:: Task to complete ::
Print all entries word for word.

:: Data ::
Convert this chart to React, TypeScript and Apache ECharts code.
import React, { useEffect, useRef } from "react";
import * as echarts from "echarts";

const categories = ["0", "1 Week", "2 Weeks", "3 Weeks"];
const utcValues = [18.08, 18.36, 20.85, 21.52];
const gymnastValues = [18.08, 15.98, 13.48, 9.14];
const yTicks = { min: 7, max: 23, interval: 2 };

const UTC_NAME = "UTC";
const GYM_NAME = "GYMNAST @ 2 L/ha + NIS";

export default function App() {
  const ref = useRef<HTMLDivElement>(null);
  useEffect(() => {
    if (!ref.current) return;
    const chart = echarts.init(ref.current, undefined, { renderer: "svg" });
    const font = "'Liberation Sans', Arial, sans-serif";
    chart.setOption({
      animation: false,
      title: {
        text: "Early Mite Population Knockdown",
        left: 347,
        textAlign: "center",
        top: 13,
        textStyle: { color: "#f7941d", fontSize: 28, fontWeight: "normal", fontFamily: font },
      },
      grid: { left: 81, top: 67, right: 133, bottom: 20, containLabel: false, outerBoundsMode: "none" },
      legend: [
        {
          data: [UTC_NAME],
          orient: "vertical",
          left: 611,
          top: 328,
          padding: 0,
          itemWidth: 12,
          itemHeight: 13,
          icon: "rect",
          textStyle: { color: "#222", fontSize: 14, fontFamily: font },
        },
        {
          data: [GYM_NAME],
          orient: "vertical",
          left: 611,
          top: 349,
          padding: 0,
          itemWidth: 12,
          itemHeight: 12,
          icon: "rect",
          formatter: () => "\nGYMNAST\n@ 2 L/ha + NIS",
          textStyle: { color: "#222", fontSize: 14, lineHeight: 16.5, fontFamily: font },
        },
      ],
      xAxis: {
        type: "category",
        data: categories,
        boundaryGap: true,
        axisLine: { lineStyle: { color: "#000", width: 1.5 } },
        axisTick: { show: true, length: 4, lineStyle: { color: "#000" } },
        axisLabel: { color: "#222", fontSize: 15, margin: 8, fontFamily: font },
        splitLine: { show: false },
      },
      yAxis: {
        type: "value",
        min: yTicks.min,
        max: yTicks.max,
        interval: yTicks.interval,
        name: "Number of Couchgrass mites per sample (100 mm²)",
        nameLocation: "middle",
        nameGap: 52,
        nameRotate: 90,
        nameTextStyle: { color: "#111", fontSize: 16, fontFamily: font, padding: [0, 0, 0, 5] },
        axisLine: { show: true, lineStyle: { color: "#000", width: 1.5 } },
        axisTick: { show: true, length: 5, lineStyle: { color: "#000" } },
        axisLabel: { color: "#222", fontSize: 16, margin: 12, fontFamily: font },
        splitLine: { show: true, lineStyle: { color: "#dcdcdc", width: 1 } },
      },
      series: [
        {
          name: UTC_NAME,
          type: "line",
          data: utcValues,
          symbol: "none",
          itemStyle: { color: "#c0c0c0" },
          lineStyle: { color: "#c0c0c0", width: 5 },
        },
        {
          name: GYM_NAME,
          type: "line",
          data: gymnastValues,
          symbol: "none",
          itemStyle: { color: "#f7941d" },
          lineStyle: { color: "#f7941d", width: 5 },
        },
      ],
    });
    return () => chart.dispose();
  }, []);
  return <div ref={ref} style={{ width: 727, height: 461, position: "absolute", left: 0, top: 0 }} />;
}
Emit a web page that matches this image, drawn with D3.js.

:: Task output ::
Convert this chart to React, TypeScript and Apache ECharts code.
import React, { useEffect, useRef } from "react";
import * as echarts from "echarts";

const categories = ["0", "1 Week", "2 Weeks", "3 Weeks"];
const utcValues = [18.08, 18.36, 20.85, 21.52];
const gymnastValues = [18.08, 15.98, 13.48, 9.14];
const yTicks = { min: 7, max: 23, interval: 2 };

const UTC_NAME = "UTC";
const GYM_NAME = "GYMNAST @ 2 L/ha + NIS";

export default function App() {
  const ref = useRef<HTMLDivElement>(null);
  useEffect(() => {
    if (!ref.current) return;
    const chart = echarts.init(ref.current, undefined, { renderer: "svg" });
    const font = "'Liberation Sans', Arial, sans-serif";
    chart.setOption({
      animation: false,
      title: {
        text: "Early Mite Population Knockdown",
        left: 347,
        textAlign: "center",
        top: 13,
        textStyle: { color: "#f7941d", fontSize: 28, fontWeight: "normal", fontFamily: font },
      },
      grid: { left: 81, top: 67, right: 133, bottom: 20, containLabel: false, outerBoundsMode: "none" },
      legend: [
        {
          data: [UTC_NAME],
          orient: "vertical",
          left: 611,
          top: 328,
          padding: 0,
          itemWidth: 12,
          itemHeight: 13,
          icon: "rect",
          textStyle: { color: "#222", fontSize: 14, fontFamily: font },
        },
        {
          data: [GYM_NAME],
          orient: "vertical",
          left: 611,
          top: 349,
          padding: 0,
          itemWidth: 12,
          itemHeight: 12,
          icon: "rect",
          formatter: () => "\nGYMNAST\n@ 2 L/ha + NIS",
          textStyle: { color: "#222", fontSize: 14, lineHeight: 16.5, fontFamily: font },
        },
      ],
      xAxis: {
        type: "category",
        data: categories,
        boundaryGap: true,
        axisLine: { lineStyle: { color: "#000", width: 1.5 } },
        axisTick: { show: true, length: 4, lineStyle: { color: "#000" } },
        axisLabel: { color: "#222", fontSize: 15, margin: 8, fontFamily: font },
        splitLine: { show: false },
      },
      yAxis: {
        type: "value",
        min: yTicks.min,
        max: yTicks.max,
        interval: yTicks.interval,
        name: "Number of Couchgrass mites per sample (100 mm²)",
        nameLocation: "middle",
        nameGap: 52,
        nameRotate: 90,
        nameTextStyle: { color: "#111", fontSize: 16, fontFamily: font, padding: [0, 0, 0, 5] },
        axisLine: { show: true, lineStyle: { color: "#000", width: 1.5 } },
        axisTick: { show: true, length: 5, lineStyle: { color: "#000" } },
        axisLabel: { color: "#222", fontSize: 16, margin: 12, fontFamily: font },
        splitLine: { show: true, lineStyle: { color: "#dcdcdc", width: 1 } },
      },
      series: [
        {
          name: UTC_NAME,
          type: "line",
          data: utcValues,
          symbol: "none",
          itemStyle: { color: "#c0c0c0" },
          lineStyle: { color: "#c0c0c0", width: 5 },
        },
        {
          name: GYM_NAME,
          type: "line",
          data: gymnastValues,
          symbol: "none",
          itemStyle: { color: "#f7941d" },
          lineStyle: { color: "#f7941d", width: 5 },
        },
      ],
    });
    return () => chart.dispose();
  }, []);
  return <div ref={ref} style={{ width: 727, height: 461, position: "absolute", left: 0, top: 0 }} />;
}
Emit a web page that matches this image, drawn with D3.js.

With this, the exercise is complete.